Green build, broken screen
A slider that was supposed to fill up as you dragged it sat permanently at halfway, because a value was never passed through. A menu opened with half of every word cut off, because it was trapped inside a container that clips anything spilling over its edge. The little dots that connect parts of the diagram were landing in the wrong place, because their positions had been guessed rather than measured. The text looked subtly fuzzy on a high-resolution screen.
None of these would have been caught by reading the code. They all compiled. They all matched the written spec. They were only visible when you put the real screen next to the design and looked.
Look at the real thing
The lesson I keep relearning is that “the build passed” is not evidence that the thing looks right. The only way to know is to ship it somewhere you can actually open, take a screenshot, and hold it up next to the design.

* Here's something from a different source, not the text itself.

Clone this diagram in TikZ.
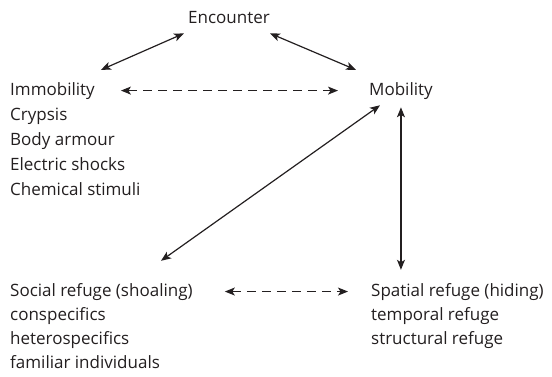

There is a companion lesson about guessing. The connector dots were misplaced because their positions were hard-coded approximations. The real fix was to measure the actual layout on screen rather than assume it. Approximated measurements are a polite way of saying “this will be wrong”, and they drift further wrong the moment anything around them changes.
Build it, ship it to a place you can see, then actually look at it. The screen tells you things the code never will.